**AIM:**
Return precisely the span of lines from the top of the material below to the line containing "from matplotlib.lines import Line2D", both included. Pictures are excluded.

————

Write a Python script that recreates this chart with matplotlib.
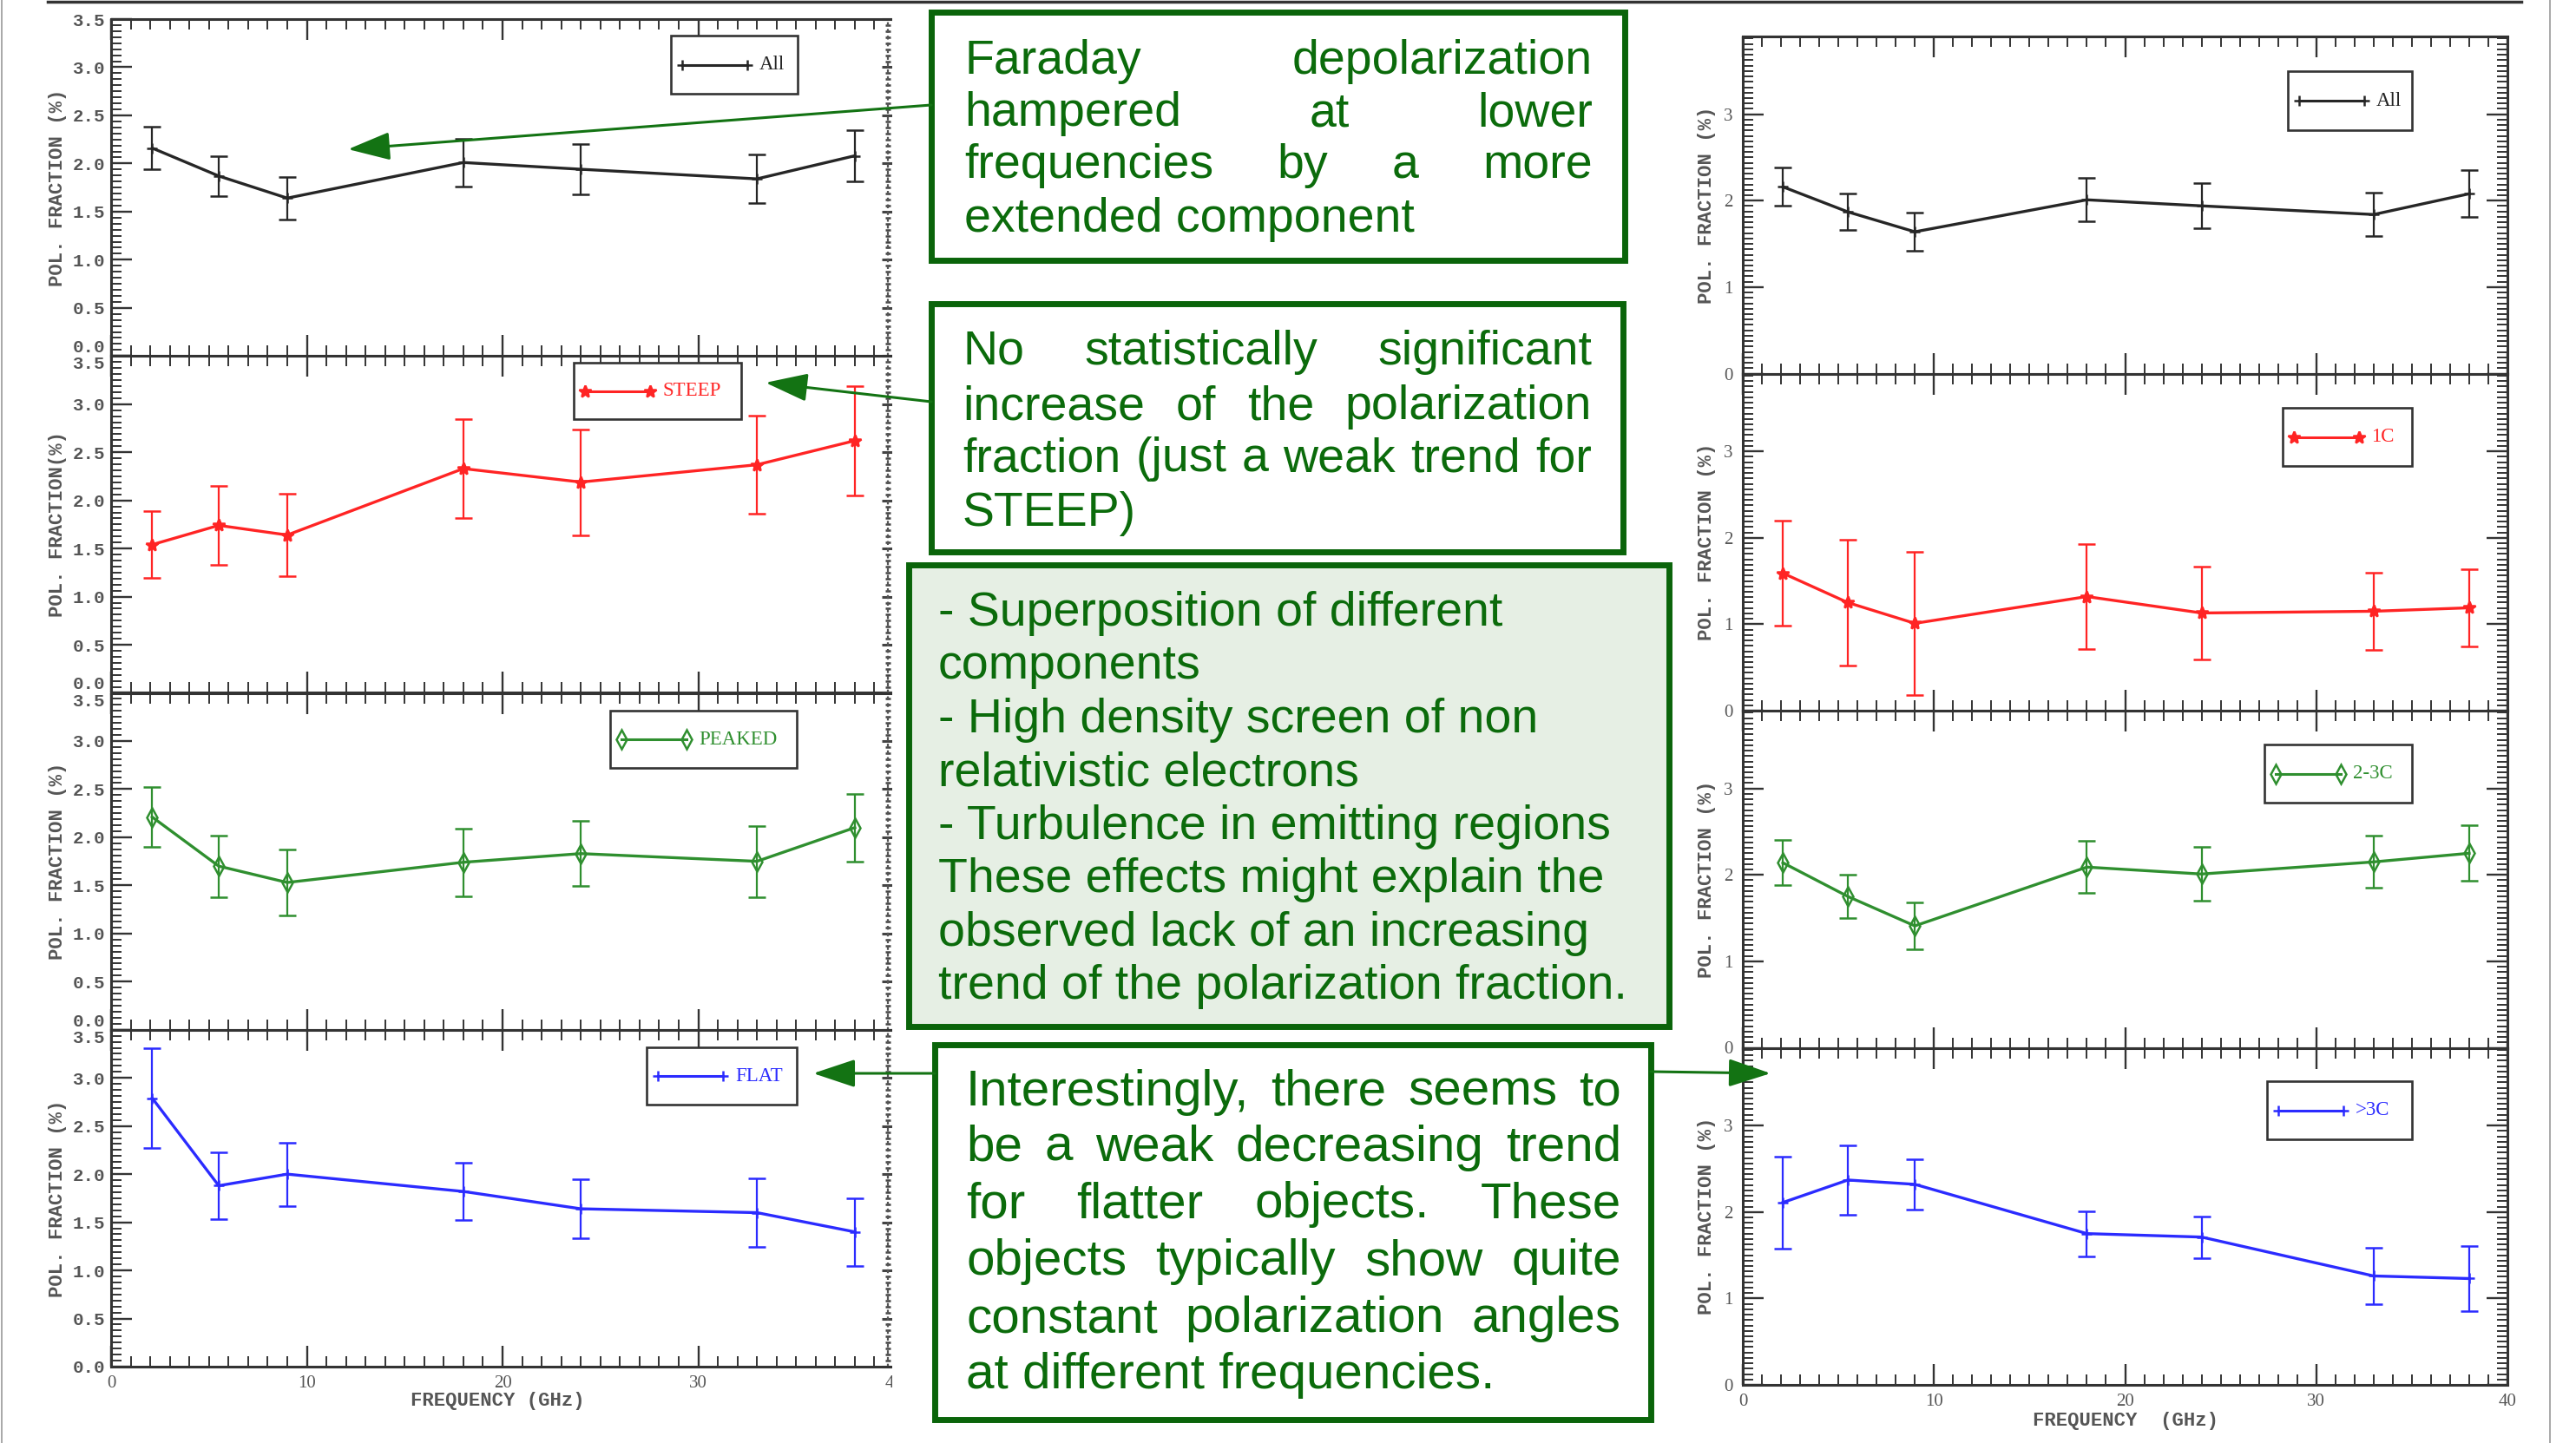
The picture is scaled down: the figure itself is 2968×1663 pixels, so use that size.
import matplotlib
matplotlib.use('Agg')
import matplotlib.pyplot as plt
from matplotlib.ticker import MultipleLocator, FixedLocator
from matplotlib.patches import Rectangle, FancyArrowPatch, ArrowStyle
from matplotlib.lines import Line2D

W, H, DPI = 2968, 1663, 100

# ---------------- data ----------------
freq_ghz = [2.1, 5.5, 9.0, 18.0, 24.0, 33.0, 38.0]

all_frac = [2.16, 1.87, 1.64, 2.01, 1.94, 1.84, 2.08]
all_err = [0.22, 0.21, 0.22, 0.25, 0.26, 0.25, 0.27]
steep_frac = [1.54, 1.74, 1.64, 2.33, 2.19, 2.37, 2.62]
steep_err = [0.35, 0.41, 0.43, 0.51, 0.55, 0.51, 0.57]
peaked_frac = [2.21, 1.70, 1.53, 1.74, 1.83, 1.75, 2.10]
peaked_err = [0.31, 0.32, 0.34, 0.35, 0.34, 0.37, 0.35]
flat_frac = [2.79, 1.88, 2.00, 1.82, 1.64, 1.60, 1.40]
flat_err = [0.52, 0.35, 0.33, 0.30, 0.31, 0.36, 0.35]
c1_frac = [1.59, 1.25, 1.01, 1.32, 1.13, 1.15, 1.19]
c1_err = [0.61, 0.73, 0.83, 0.61, 0.54, 0.45, 0.45]
c23_frac = [2.14, 1.75, 1.41, 2.09, 2.01, 2.15, 2.25]
c23_err = [0.26, 0.25, 0.27, 0.30, 0.31, 0.30, 0.32]
c3_frac = [2.11, 2.37, 2.32, 1.75, 1.71, 1.26, 1.23]
c3_err = [0.53, 0.40, 0.29, 0.26, 0.24, 0.33, 0.38]

left_labels = ["All", "STEEP", "PEAKED", "FLAT"]
right_labels = ["All", "1C", "2-3C", ">3C"]
left_ylabels = ["POL. FRACTION (%)", "POL. FRACTION(%)",
                "POL. FRACTION (%)", "POL. FRACTION (%)"]
right_ylabel = "POL. FRACTION (%)"
left_xlabel = "FREQUENCY (GHz)"
right_xlabel = "FREQUENCY  (GHz)"
left_yticks = [0.0, 0.5, 1.0, 1.5, 2.0, 2.5, 3.0, 3.5]
left_yticklabels = ["0.0", "0.5", "1.0", "1.5", "2.0", "2.5", "3.0", "3.5"]
right_yticks = [0, 1, 2, 3]
right_yticklabels = ["0", "1", "2", "3"]
xticks = [0, 10, 20, 30, 40]
xticklabels = ["0", "10", "20", "30", "40"]

box1_lines = ["Faraday depolarization", "hampered at lower",
              "frequencies by a more", "extended component"]
box2_lines = ["No statistically significant", "increase of the polarization",
              "fraction (just a weak trend for", "STEEP)"]
box3_lines = ["- Superposition of different", "components",
              "- High density screen of non", "relativistic electrons",
              "- Turbulence in emitting regions", "These effects might explain the",
              "observed lack of an increasing", "trend of the polarization fraction."]
box4_lines = ["Interestingly, there seems to", "be a weak decreasing trend",
              "for flatter objects. These", "objects typically show quite",
              "constant polarization angles", "at different frequencies."]

# ---------------- styles ----------------
BLACK, RED, GREEN, BLUE = '#262626', '#ff2424', '#2f8f2f', '#2b2bff'
TXTG = '#0b6b0b'
BOXG = '#0a640a'
GRAYT = '#555555'

left_data = [(all_frac, all_err), (steep_frac, steep_err),
             (peaked_frac, peaked_err), (flat_frac, flat_err)]
right_data = [(all_frac, all_err), (c1_frac, c1_err),
              (c23_frac, c23_err), (c3_frac, c3_err)]
styles = [dict(color=BLACK, marker='+', ms=8, mfc=BLACK),
          dict(color=RED, marker='*', ms=10, mfc=RED),
          dict(color=GREEN, marker='d', ms=11, mfc='none'),
          dict(color=BLUE, marker='+', ms=8, mfc=BLUE)]

left_leg_boxes = [(773, 41, 919, 108), (661, 418, 854, 483),
                  (703, 819, 918, 885), (745, 1207, 918, 1273)]
right_leg_boxes = [(2636, 82, 2779, 150), (2630, 470, 2779, 537),
                   (2609, 858, 2779, 925), (2612, 1246, 2779, 1313)]

fig = plt.figure(figsize=(W / DPI, H / DPI), dpi=DPI)
fig.patch.set_facecolor('white')


def fx(x):
    return x / W


def fy(y):
    return 1 - y / H


def add_ax(x0, x1, ytop, ybot):
    return fig.add_axes([fx(x0), fy(ybot), (x1 - x0) / W, (ybot - ytop) / H])


def base_style(ax, right_ticks):
    for sp in ax.spines.values():
        sp.set_linewidth(2.2)
        sp.set_color('#333333')
    ax.set_xlim(0, 40)
    ax.xaxis.set_major_locator(FixedLocator(xticks))
    ax.xaxis.set_minor_locator(MultipleLocator(1))
    ax.yaxis.set_minor_locator(MultipleLocator(0.0625))
    ax.tick_params(which='both', direction='in', top=True, bottom=True,
                   left=True, right=right_ticks, color='#333333')
    ax.tick_params(which='major', length=17, width=1.7)
    ax.tick_params(which='minor', length=8.5, width=1.4)


def draw_legend(box, label, st):
    x0, y0, x1, y1 = box
    fig.add_artist(Rectangle((fx(x0), fy(y1)), (x1 - x0) / W, (y1 - y0) / H,
                             transform=fig.transFigure, fc='white', ec='#333333',
                             lw=1.9, zorder=5))
    yc = (y0 + y1) / 2
    hx0 = x0 + 13
    hx1 = hx0 + 75
    fig.add_artist(Line2D([fx(hx0), fx(hx1)], [fy(yc), fy(yc)],
                          transform=fig.transFigure, color=st['color'], lw=2.2,
                          marker=st['marker'], ms=st['ms'], mfc=st['mfc'],
                          mec=st['color'], mew=1.8, zorder=6))
    fig.text(fx(hx1 + 14), fy(yc), label, color=st['color'], fontsize=16.5,
             family='Liberation Serif', va='center', ha='left', zorder=6)


def plot_series(ax, vals, errs, st):
    ax.errorbar(freq_ghz, vals, yerr=errs, color=st['color'], lw=2.4,
                marker=st['marker'], ms=st['ms'], mfc=st['mfc'], mec=st['color'],
                mew=1.8, elinewidth=1.6, capsize=7, capthick=2.2, zorder=3)


# ---------------- left column (image cropped at x~1028) ----------------
LX0, LX1 = 128, 1030
LSPINE = 1023
LCROP = 1028
ledges = [22 + i * 388.25 for i in range(5)]
for i in range(4):
    ax = add_ax(LX0, LX1, ledges[i], ledges[i + 1])
    base_style(ax, right_ticks=False)
    ax.set_ylim(0, 3.5)
    ax.set_yticks(left_yticks)
    ax.set_yticklabels(left_yticklabels, fontfamily='Liberation Mono',
                       fontweight='bold', fontsize=15, color=GRAYT)
    ax.tick_params(axis='y', pad=5)
    ax.spines['right'].set_visible(False)
    sec = ax.secondary_yaxis((LSPINE - LX0) / (LX1 - LX0))
    sec.set_yticks(left_yticks)
    sec.yaxis.set_minor_locator(MultipleLocator(0.0625))
    sec.tick_params(which='major', direction='inout', length=10, width=2.2,
                    labelright=False, color='#444444')
    sec.tick_params(which='minor', direction='inout', length=4, width=1.8,
                    color='#444444')
    sec.spines['right'].set_linestyle((0, (1, 2.5)))
    sec.spines['right'].set_color('#555555')
    sec.spines['right'].set_linewidth(1.6)

    vals, errs = left_data[i]
    plot_series(ax, vals, errs, styles[i])

    ax.set_ylabel(left_ylabels[i], fontfamily='Liberation Mono',
                  fontweight='bold', fontsize=16, color=GRAYT)
    ax.yaxis.set_label_coords(-0.056, 0.5)

    ticks = ax.yaxis.get_major_ticks()
    if i < 3:
        ticks[0].label1.set_va('bottom')
    if i > 0:
        ticks[-1].label1.set_va('top')

    if i == 3:
        ax.set_xticklabels(xticklabels, fontfamily='Liberation Serif',
                           fontsize=15, color=GRAYT)
        ax.tick_params(axis='x', pad=7)
        ax.set_xlabel(left_xlabel, fontfamily='Liberation Mono',
                      fontweight='bold', fontsize=16, color=GRAYT)
        ax.xaxis.set_label_coords(0.494, -0.075)
    else:
        ax.tick_params(axis='x', labelbottom=False)

    draw_legend(left_leg_boxes[i], left_labels[i], styles[i])

# white strip mimicking the crop of the left figure
fig.add_artist(Rectangle((fx(LCROP), 0), (1046 - LCROP) / W, fy(8),
                         transform=fig.transFigure, fc='white', ec='none', zorder=1))

# ---------------- right column ----------------
RX0, RX1 = 2008, 2889
redges = [42 + i * 388.5 for i in range(5)]
for i in range(4):
    ax = add_ax(RX0, RX1, redges[i], redges[i + 1])
    base_style(ax, right_ticks=True)
    ax.set_ylim(0, 3.9)
    ax.set_yticks(right_yticks)
    ax.set_yticklabels(right_yticklabels, fontfamily='Liberation Serif',
                       fontsize=15, color=GRAYT)
    ax.tick_params(axis='y', pad=8)
    vals, errs = right_data[i]
    plot_series(ax, vals, errs, styles[i])
    ax.set_ylabel(right_ylabel, fontfamily='Liberation Mono',
                  fontweight='bold', fontsize=16, color=GRAYT)
    ax.yaxis.set_label_coords(-0.035, 0.5)
    if i == 3:
        ax.set_xticklabels(xticklabels, fontfamily='Liberation Serif',
                           fontsize=15, color=GRAYT)
        ax.tick_params(axis='x', pad=7)
        ax.set_xlabel(right_xlabel, fontfamily='Liberation Mono',
                      fontweight='bold', fontsize=16, color=GRAYT)
        ax.xaxis.set_label_coords(0.5, -0.08)
    else:
        ax.tick_params(axis='x', labelbottom=False)
    draw_legend(right_leg_boxes[i], right_labels[i], styles[i])

# ---------------- slide frame ----------------
fig.add_artist(Line2D([fx(55), fx(2905)], [fy(2), fy(2)], transform=fig.transFigure,
                      color='#333333', lw=2.5, zorder=8))
fig.add_artist(Line2D([fx(2), fx(2)], [0, 1], transform=fig.transFigure,
                      color='#999999', lw=1.2, zorder=8))
fig.add_artist(Line2D([fx(2938), fx(2938)], [0, 1], transform=fig.transFigure,
                      color='#999999', lw=1.2, zorder=8))

# ---------------- text boxes ----------------
renderer = fig.canvas.get_renderer()


def text_box(rect, fc, lines, justify, baselines, xl, xr, size):
    x0, y0, x1, y1 = rect
    fig.add_artist(Rectangle((fx(x0), fy(y1)), (x1 - x0) / W, (y1 - y0) / H,
                             transform=fig.transFigure, fc=fc, ec=BOXG, lw=5,
                             zorder=4))
    for line, jus, yb in zip(lines, justify, baselines):
        words = line.split()
        if not jus or len(words) == 1:
            fig.text(fx(xl), fy(yb), line, fontsize=size, family='Liberation Sans',
                     color=TXTG, va='baseline', ha='left', zorder=6)
            continue
        ts = [fig.text(0, 0, w, fontsize=size, family='Liberation Sans', color=TXTG,
                       va='baseline', ha='left', zorder=6) for w in words]
        widths = [t.get_window_extent(renderer).width for t in ts]
        gap = (xr - xl - sum(widths)) / (len(words) - 1)
        x = xl
        for t, wd in zip(ts, widths):
            t.set_position((fx(x), fy(yb)))
            x += wd + gap


text_box((1073, 14, 1872, 300), 'white', box1_lines, [True, True, True, False],
         [85, 145, 205, 267], 1111, 1835, 40)
text_box((1073, 350, 1870, 636), 'white', box2_lines, [True, True, True, False],
         [420, 483, 543, 606], 1109, 1834, 40)
text_box((1047, 651, 1923, 1183), '#e6efe4', box3_lines, [False] * 8,
         [721, 782, 844, 905, 967, 1028, 1090, 1151], 1081, 1900, 40)
text_box((1077, 1204, 1902, 1636), 'white', box4_lines,
         [True, True, True, True, True, False],
         [1274, 1338, 1403, 1469, 1535, 1600], 1113, 1868, 42)

# ---------------- arrows ----------------
arrows = [((1073, 121), (401, 172)), ((1073, 463), (882, 441)),
          ((1077, 1237), (937, 1237)), ((1902, 1235), (2040, 1237))]
for (xa, ya), (xb, yb) in arrows:
    fig.add_artist(FancyArrowPatch(
        posA=(fx(xa), fy(ya)), posB=(fx(xb), fy(yb)), transform=fig.transFigure,
        arrowstyle=ArrowStyle('-|>', head_length=30, head_width=10),
        mutation_scale=1, lw=2.2, color='#137313', shrinkA=0, shrinkB=0,
        zorder=9))

fig.savefig('out.png', dpi=DPI, facecolor='white')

————

**CORRECT RESPONSE:**
Write a Python script that recreates this chart with matplotlib.
The picture is scaled down: the figure itself is 2968×1663 pixels, so use that size.
import matplotlib
matplotlib.use('Agg')
import matplotlib.pyplot as plt
from matplotlib.ticker import MultipleLocator, FixedLocator
from matplotlib.patches import Rectangle, FancyArrowPatch, ArrowStyle
from matplotlib.lines import Line2D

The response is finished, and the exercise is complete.